# PROBLEM STATEMENT
Retype, please, the listing from its opening line through the line that contains "s.set_visible(False)", both included, without the pictures.

# DATASET SECTION

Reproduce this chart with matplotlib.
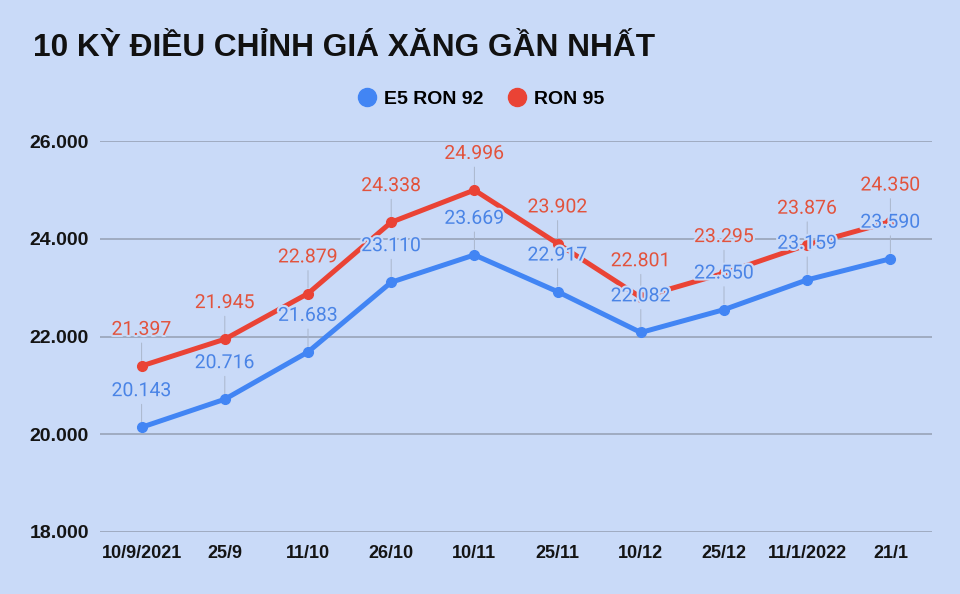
import matplotlib
matplotlib.use("Agg")
import matplotlib.pyplot as plt
import matplotlib.patheffects as pe
from matplotlib.lines import Line2D

# chart data
dates = ["10/9/2021", "25/9", "11/10", "26/10", "10/11", "25/11", "10/12", "25/12", "11/1/2022", "21/1"]
e5_ron92 = [20143, 20716, 21683, 23110, 23669, 22917, 22082, 22550, 23159, 23590]
ron95 = [21397, 21945, 22879, 24338, 24996, 23902, 22801, 23295, 23876, 24350]
y_ticks = [18000, 20000, 22000, 24000, 26000]

bg = "#c9daf8"
blue = "#4285f4"
red = "#ea4335"
bold_font = ["Liberation Sans", "DejaVu Sans"]


def fmt(v):
    return f"{v:,}".replace(",", ".")


fig = plt.figure(figsize=(9.6, 5.94), dpi=100, facecolor=bg)
ax = fig.add_axes([100 / 960, 1 - 532 / 594, 832 / 960, 391 / 594])
ax.set_facecolor(bg)

x = list(range(len(dates)))
ax.plot(x, e5_ron92, color=blue, lw=3.6, marker="o", ms=7, zorder=3, solid_capstyle="round")
ax.plot(x, ron95, color=red, lw=3.6, marker="o", ms=7, zorder=3, solid_capstyle="round")

# value labels with thin leader lines, halo so the lines don't cut through them
halo = [pe.withStroke(linewidth=3, foreground=bg)]
for series, tcol in [(ron95, "#e2533d"), (e5_ron92, "#4a84e6")]:
    for xi, v in zip(x, series):
        ax.annotate(fmt(v), (xi, v), xytext=(0, 26), textcoords="offset points",
                    ha="center", va="center", fontsize=14, family="Roboto",
                    color=tcol, zorder=4, path_effects=halo,
                    arrowprops=dict(arrowstyle="-", color="#aab6cc", lw=0.7,
                                    shrinkA=1, shrinkB=4))

ax.set_xlim(-0.5, 9.5)
ax.set_ylim(18000, 26000)
ax.set_yticks(y_ticks)
ax.set_yticklabels([fmt(t) for t in y_ticks], fontsize=14, fontweight="bold",
                   family=bold_font, color="#141414")
ax.set_xticks(x)
ax.set_xticklabels(dates, fontsize=13, fontweight="bold", family=bold_font, color="#141414")
ax.tick_params(axis="y", length=0, pad=8)
ax.tick_params(axis="x", length=0, pad=9)
ax.grid(axis="y", color="#98a3b8", lw=1.2)
ax.set_axisbelow(True)
for s in ax.spines.values():
    s.set_visible(False)

fig.text(33 / 960, 1 - 48 / 594, "10 KỲ ĐIỀU CHỈNH GIÁ XĂNG GẦN NHẤT", fontsize=22.8,
         fontweight="bold", family=bold_font, color="#111111", va="center", ha="left")

handles = [Line2D([], [], color=blue, marker="o", ls="none", ms=13),
           Line2D([], [], color=red, marker="o", ls="none", ms=13)]
fig.legend(handles, ["E5 RON 92", "RON 95"], loc="center", bbox_to_anchor=(480 / 960, 1 - 99 / 594),
           ncol=2, frameon=False, prop={"family": bold_font, "weight": "bold", "size": 14},
           handletextpad=0.3, columnspacing=1.1, handlelength=1.2)

fig.savefig("out.png", dpi=100, facecolor=bg)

# RIGHT ANSWER
Reproduce this chart with matplotlib.
import matplotlib
matplotlib.use("Agg")
import matplotlib.pyplot as plt
import matplotlib.patheffects as pe
from matplotlib.lines import Line2D

# chart data
dates = ["10/9/2021", "25/9", "11/10", "26/10", "10/11", "25/11", "10/12", "25/12", "11/1/2022", "21/1"]
e5_ron92 = [20143, 20716, 21683, 23110, 23669, 22917, 22082, 22550, 23159, 23590]
ron95 = [21397, 21945, 22879, 24338, 24996, 23902, 22801, 23295, 23876, 24350]
y_ticks = [18000, 20000, 22000, 24000, 26000]

bg = "#c9daf8"
blue = "#4285f4"
red = "#ea4335"
bold_font = ["Liberation Sans", "DejaVu Sans"]


def fmt(v):
    return f"{v:,}".replace(",", ".")


fig = plt.figure(figsize=(9.6, 5.94), dpi=100, facecolor=bg)
ax = fig.add_axes([100 / 960, 1 - 532 / 594, 832 / 960, 391 / 594])
ax.set_facecolor(bg)

x = list(range(len(dates)))
ax.plot(x, e5_ron92, color=blue, lw=3.6, marker="o", ms=7, zorder=3, solid_capstyle="round")
ax.plot(x, ron95, color=red, lw=3.6, marker="o", ms=7, zorder=3, solid_capstyle="round")

# value labels with thin leader lines, halo so the lines don't cut through them
halo = [pe.withStroke(linewidth=3, foreground=bg)]
for series, tcol in [(ron95, "#e2533d"), (e5_ron92, "#4a84e6")]:
    for xi, v in zip(x, series):
        ax.annotate(fmt(v), (xi, v), xytext=(0, 26), textcoords="offset points",
                    ha="center", va="center", fontsize=14, family="Roboto",
                    color=tcol, zorder=4, path_effects=halo,
                    arrowprops=dict(arrowstyle="-", color="#aab6cc", lw=0.7,
                                    shrinkA=1, shrinkB=4))

ax.set_xlim(-0.5, 9.5)
ax.set_ylim(18000, 26000)
ax.set_yticks(y_ticks)
ax.set_yticklabels([fmt(t) for t in y_ticks], fontsize=14, fontweight="bold",
                   family=bold_font, color="#141414")
ax.set_xticks(x)
ax.set_xticklabels(dates, fontsize=13, fontweight="bold", family=bold_font, color="#141414")
ax.tick_params(axis="y", length=0, pad=8)
ax.tick_params(axis="x", length=0, pad=9)
ax.grid(axis="y", color="#98a3b8", lw=1.2)
ax.set_axisbelow(True)
for s in ax.spines.values():
    s.set_visible(False)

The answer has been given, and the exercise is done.